> _Data segment_:

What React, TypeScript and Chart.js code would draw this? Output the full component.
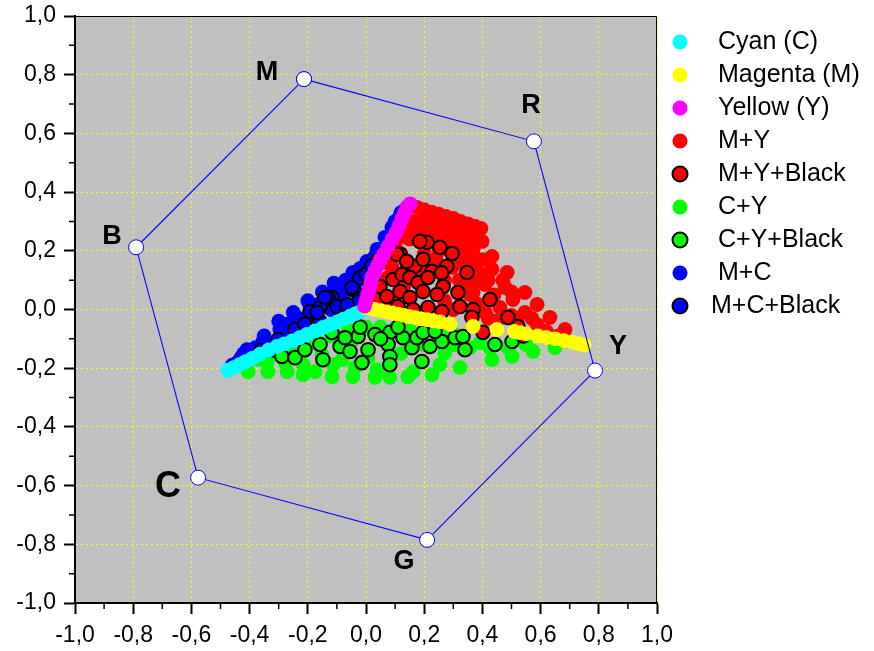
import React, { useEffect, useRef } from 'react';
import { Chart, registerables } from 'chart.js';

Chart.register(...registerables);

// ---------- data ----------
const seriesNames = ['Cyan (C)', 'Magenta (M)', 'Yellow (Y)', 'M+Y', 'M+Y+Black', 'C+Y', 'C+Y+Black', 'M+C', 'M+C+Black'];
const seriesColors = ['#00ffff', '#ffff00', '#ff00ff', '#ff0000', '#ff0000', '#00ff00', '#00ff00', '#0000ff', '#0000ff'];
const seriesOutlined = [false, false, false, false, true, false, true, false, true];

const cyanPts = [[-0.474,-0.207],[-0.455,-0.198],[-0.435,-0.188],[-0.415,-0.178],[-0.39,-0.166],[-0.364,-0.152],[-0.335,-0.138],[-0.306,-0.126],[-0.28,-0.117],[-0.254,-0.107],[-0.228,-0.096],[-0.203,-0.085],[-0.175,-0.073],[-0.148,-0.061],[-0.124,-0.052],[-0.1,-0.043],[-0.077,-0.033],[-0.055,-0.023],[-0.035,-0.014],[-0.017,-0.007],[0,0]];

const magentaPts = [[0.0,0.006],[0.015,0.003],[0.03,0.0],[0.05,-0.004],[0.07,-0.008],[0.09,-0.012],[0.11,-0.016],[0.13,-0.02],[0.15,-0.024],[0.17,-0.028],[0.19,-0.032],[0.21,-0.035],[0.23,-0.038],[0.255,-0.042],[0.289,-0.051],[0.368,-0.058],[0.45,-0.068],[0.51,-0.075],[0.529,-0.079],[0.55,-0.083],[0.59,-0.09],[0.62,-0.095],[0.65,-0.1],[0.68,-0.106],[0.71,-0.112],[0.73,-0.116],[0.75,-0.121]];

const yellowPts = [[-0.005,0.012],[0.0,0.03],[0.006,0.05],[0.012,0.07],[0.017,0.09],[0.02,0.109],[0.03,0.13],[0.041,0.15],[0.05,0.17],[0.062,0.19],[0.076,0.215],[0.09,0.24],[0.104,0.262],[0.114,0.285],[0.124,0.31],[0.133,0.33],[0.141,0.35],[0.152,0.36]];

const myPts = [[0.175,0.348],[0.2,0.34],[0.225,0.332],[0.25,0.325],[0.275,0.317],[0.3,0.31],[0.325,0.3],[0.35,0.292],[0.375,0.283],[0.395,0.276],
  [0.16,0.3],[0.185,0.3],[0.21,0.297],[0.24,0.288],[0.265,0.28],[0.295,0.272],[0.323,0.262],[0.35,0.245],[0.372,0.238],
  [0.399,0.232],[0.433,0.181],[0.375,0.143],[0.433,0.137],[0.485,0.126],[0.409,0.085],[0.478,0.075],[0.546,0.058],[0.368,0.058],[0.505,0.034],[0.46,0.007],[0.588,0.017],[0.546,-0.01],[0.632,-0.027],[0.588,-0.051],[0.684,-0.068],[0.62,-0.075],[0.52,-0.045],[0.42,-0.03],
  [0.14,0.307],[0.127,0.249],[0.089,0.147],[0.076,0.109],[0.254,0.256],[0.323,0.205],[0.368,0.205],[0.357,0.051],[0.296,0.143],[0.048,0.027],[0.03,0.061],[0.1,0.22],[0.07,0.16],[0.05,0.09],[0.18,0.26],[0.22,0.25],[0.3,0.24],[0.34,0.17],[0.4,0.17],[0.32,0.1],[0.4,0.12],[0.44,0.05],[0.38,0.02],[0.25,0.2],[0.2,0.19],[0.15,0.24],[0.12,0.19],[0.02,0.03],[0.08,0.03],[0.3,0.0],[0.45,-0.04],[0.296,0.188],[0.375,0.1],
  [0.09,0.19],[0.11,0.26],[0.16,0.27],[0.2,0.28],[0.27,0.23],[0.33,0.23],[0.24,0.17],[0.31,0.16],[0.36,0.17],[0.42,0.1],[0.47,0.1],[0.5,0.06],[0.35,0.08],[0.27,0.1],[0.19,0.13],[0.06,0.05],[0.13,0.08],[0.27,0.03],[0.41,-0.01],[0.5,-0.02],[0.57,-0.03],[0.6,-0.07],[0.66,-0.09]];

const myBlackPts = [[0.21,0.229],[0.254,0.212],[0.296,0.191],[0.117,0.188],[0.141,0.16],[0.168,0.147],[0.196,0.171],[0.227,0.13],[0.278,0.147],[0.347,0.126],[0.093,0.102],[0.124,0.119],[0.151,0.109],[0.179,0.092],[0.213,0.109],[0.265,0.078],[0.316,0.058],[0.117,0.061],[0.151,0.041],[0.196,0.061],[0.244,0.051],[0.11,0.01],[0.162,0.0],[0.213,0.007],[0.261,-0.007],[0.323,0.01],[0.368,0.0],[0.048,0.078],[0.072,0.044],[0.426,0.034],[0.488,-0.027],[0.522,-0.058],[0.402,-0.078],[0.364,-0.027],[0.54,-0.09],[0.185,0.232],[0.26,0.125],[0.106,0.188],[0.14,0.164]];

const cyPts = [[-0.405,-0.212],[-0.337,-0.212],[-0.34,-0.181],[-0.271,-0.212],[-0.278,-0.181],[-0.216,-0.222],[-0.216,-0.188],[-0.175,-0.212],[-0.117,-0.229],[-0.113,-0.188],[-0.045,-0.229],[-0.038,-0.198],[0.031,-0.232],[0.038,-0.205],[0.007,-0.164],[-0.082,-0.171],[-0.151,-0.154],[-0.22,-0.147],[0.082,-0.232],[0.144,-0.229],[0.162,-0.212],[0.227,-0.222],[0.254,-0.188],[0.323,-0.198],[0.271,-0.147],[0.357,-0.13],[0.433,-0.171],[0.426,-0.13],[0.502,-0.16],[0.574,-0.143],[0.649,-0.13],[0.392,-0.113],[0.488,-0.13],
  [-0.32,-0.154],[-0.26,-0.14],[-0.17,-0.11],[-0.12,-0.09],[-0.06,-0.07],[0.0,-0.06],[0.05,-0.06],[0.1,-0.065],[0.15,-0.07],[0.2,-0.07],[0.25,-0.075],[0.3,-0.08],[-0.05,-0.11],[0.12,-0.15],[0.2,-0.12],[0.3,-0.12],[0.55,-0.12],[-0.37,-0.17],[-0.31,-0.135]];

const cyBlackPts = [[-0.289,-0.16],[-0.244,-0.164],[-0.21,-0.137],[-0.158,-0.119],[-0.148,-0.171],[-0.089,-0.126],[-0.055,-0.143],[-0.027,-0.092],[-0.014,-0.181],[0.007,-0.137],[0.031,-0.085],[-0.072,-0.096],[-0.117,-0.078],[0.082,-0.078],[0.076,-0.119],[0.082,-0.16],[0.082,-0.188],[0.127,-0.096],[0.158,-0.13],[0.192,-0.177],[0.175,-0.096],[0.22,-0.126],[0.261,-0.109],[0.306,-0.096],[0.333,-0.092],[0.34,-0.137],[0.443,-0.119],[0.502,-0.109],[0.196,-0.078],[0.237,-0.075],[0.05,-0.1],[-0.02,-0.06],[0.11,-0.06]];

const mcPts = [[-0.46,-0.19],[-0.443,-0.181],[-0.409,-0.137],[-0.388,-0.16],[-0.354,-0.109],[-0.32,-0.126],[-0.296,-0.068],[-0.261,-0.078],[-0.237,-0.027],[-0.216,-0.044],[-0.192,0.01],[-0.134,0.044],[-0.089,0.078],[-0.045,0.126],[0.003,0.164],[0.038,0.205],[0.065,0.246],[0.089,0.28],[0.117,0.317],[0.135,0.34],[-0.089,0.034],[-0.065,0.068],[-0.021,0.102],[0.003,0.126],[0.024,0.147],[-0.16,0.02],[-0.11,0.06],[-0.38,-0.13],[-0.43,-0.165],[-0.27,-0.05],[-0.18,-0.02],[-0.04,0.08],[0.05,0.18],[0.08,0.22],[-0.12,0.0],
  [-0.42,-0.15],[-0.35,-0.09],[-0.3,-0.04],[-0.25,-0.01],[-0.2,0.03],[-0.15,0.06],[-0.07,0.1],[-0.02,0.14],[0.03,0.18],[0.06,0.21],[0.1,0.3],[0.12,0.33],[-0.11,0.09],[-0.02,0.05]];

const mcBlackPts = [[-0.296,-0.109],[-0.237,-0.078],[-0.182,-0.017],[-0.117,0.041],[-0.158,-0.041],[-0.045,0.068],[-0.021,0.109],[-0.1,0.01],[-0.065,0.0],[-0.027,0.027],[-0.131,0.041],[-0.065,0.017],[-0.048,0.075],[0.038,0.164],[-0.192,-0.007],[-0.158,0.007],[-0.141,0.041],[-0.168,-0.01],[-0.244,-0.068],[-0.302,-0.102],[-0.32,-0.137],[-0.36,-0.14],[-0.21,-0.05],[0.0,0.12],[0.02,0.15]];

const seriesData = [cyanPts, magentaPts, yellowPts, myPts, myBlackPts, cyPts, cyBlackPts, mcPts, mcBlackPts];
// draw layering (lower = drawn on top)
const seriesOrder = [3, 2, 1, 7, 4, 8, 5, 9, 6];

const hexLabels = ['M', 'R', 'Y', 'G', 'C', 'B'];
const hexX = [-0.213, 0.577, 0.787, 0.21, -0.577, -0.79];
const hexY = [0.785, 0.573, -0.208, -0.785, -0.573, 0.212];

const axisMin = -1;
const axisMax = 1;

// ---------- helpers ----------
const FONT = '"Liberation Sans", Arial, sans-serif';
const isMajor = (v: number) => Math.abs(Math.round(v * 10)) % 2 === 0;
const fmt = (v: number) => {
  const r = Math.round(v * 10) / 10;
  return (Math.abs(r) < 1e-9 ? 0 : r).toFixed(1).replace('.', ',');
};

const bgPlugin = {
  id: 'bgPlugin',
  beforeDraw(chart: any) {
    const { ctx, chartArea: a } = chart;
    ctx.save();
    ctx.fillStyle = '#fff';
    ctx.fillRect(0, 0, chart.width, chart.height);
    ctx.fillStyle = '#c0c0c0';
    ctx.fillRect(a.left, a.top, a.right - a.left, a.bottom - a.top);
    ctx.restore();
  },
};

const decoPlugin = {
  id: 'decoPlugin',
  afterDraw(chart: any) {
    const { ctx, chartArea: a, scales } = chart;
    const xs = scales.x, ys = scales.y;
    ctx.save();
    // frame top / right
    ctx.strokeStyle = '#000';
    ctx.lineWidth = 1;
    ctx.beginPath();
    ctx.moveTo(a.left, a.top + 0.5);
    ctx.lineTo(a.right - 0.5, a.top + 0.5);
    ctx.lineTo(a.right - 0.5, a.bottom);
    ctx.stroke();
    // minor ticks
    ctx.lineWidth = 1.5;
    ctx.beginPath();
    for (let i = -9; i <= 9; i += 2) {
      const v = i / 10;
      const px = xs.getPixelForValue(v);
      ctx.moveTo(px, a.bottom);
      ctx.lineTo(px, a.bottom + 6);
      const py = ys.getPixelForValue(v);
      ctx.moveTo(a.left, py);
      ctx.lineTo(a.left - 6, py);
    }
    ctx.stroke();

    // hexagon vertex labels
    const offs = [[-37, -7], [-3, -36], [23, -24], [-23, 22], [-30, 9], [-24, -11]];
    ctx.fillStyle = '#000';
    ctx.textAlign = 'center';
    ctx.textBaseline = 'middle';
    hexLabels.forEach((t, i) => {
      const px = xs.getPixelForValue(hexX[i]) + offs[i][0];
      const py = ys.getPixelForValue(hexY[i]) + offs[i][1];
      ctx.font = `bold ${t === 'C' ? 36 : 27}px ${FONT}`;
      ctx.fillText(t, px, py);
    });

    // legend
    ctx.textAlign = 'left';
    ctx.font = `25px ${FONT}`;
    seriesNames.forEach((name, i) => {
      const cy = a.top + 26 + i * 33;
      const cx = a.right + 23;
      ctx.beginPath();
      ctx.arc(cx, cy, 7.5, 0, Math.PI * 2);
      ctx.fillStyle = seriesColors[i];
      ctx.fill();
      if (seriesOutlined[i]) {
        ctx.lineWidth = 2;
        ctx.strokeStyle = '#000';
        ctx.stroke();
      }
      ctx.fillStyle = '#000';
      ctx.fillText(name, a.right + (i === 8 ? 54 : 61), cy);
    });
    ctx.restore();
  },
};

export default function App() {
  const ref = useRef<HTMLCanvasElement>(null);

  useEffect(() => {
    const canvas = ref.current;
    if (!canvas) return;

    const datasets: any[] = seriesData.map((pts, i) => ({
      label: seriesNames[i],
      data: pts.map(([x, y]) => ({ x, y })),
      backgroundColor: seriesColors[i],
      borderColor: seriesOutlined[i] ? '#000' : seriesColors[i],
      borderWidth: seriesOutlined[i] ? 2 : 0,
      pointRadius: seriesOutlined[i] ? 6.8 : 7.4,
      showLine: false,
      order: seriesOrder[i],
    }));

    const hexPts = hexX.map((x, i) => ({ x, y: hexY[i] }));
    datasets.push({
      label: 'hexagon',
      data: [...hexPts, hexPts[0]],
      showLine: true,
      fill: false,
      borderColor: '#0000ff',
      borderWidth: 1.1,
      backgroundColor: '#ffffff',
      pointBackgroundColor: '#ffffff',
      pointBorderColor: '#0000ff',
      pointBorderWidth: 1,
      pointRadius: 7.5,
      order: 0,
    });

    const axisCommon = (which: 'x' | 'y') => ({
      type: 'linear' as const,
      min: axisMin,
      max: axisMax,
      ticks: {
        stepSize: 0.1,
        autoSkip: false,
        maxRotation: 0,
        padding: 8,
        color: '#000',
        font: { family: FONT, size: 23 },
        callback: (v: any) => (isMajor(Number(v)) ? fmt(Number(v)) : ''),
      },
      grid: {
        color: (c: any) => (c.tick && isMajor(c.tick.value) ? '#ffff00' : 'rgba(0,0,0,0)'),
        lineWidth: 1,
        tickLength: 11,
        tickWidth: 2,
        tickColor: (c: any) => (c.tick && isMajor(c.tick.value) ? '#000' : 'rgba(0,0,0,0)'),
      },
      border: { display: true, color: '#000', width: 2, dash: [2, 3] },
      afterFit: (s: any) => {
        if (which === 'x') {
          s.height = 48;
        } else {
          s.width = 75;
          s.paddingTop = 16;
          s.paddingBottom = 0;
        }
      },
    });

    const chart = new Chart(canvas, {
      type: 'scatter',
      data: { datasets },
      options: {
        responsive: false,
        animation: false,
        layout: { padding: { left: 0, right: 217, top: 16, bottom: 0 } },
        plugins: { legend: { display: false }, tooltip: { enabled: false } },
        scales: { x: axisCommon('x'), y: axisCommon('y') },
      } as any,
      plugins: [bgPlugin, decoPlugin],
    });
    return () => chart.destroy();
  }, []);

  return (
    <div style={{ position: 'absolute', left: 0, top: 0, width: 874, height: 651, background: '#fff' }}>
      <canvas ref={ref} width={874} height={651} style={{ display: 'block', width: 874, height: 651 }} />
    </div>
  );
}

> _What the task requires_: The lines from the top of the data above through the one holding "true, false, true];" are to be repeated exactly, and only those, with no pictures.

> _Exercise output_:
What React, TypeScript and Chart.js code would draw this? Output the full component.
import React, { useEffect, useRef } from 'react';
import { Chart, registerables } from 'chart.js';

Chart.register(...registerables);

// ---------- data ----------
const seriesNames = ['Cyan (C)', 'Magenta (M)', 'Yellow (Y)', 'M+Y', 'M+Y+Black', 'C+Y', 'C+Y+Black', 'M+C', 'M+C+Black'];
const seriesColors = ['#00ffff', '#ffff00', '#ff00ff', '#ff0000', '#ff0000', '#00ff00', '#00ff00', '#0000ff', '#0000ff'];
const seriesOutlined = [false, false, false, false, true, false, true, false, true];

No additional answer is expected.